A war none dare name: Attacking Christianity
WASHINGTON, Oct. 4, 2015 — President Obama said the answer to the carnage on Oregon’s Umpqua Community College campus is to pass tighter gun restrictions on millions of law-abiding Americans. That will have no effect on the nation’s free-ranging mentally ill or the violent Mexican drug cartels to whom the president’s Justice Department secretly sells assault weapons.
“Our thoughts and prayers,” said the president, “are not enough.”
Speaking of thoughts and prayers, several eyewitnesses to the rampage said the shooter, Chris Harper Mercer asked his victims if they were Christian.
He was pleased with those who answered, “Yes.”
“Good, because you’re a Christian, you’re going to see God in just about one second.” That is according to Stacy Boylan, who told CNN what her daughter witnessed before Mercer opened fire. Approaching another student, Mercer said he was “going to be the lucky one.”

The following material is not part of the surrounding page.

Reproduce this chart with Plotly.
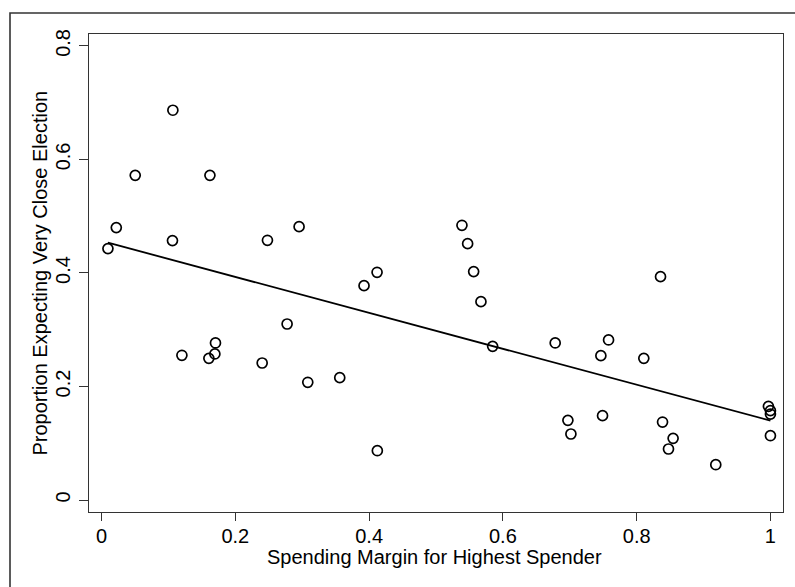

Mercer “left behind a twisted manifesto in which he spoke of his obsession with the devil and said he would die ‘friendless and a virgin,’” said Britain’s Daily Mail.
The shooter “was obsessed with Satan and documented his devotion to darkness in a manifesto that was recovered from his computer,” said another report in People magazine.
Last June, white supremacist Dylann Roof told Charleston, S.C., authorities he was dead set on starting a race war. To accomplish that end, he did not open fire on a meeting of the New Black Panther Party. Instead, he shot and killed nine members of the Emanuel African Methodist Episcopal Church while they were engaged in Bible study and Christian fellowship.
Roof “almost didn’t go through with it because everyone was so nice to him,” a law enforcement source told NBC News.
But Roof was true to his particular brand of evil, on whose behalf he, like Mercer, composed a loving manifesto.
There appears to be a war, and a shooting one at that, on Christians.
On the campaign trail in 2008, presidential candidate Barack Obama told a room of San Francisco sophisticates that for people in small-town America “jobs have been gone now for 25 years and nothing’s replaced them. And they fell through the Clinton Administration, and the Bush Administration, and each successive administration has said that somehow these communities are gonna regenerate and they have not. And it’s not surprising then they get bitter, they cling to guns or religion.”
The day after Mercer shot and killed nine students while hunting God-“clinging” Christians on an Oregon college campus, the Department of Labor Statistics reported that nearly seven years of Obama’s redistributive economic policies have culminated in 94,610,000 people’s exiting the U.S. labor force. In August alone, 579,000 of them left. Only 62.4 percent of able-bodied Americans of working age have jobs.
If the president were really concerned with what he claims is the root cause of mass violence — unemployment, with its resulting God-and-gun clinging — he would have concentrated his energies on fostering the growth of free markets and job creation.
Instead, mass shootings provide him an opportunity to demagogue on stiffening gun laws aimed at law-abiding Americans while doing nothing to address the growing army of mentally disturbed people, mostly young, now wreaking havoc across the nation.
“The more people you kill, the more you’re in the limelight,” Mercer is said to have penned in his manifesto, a disgusting sentiment to which President Obama can attest second-hand.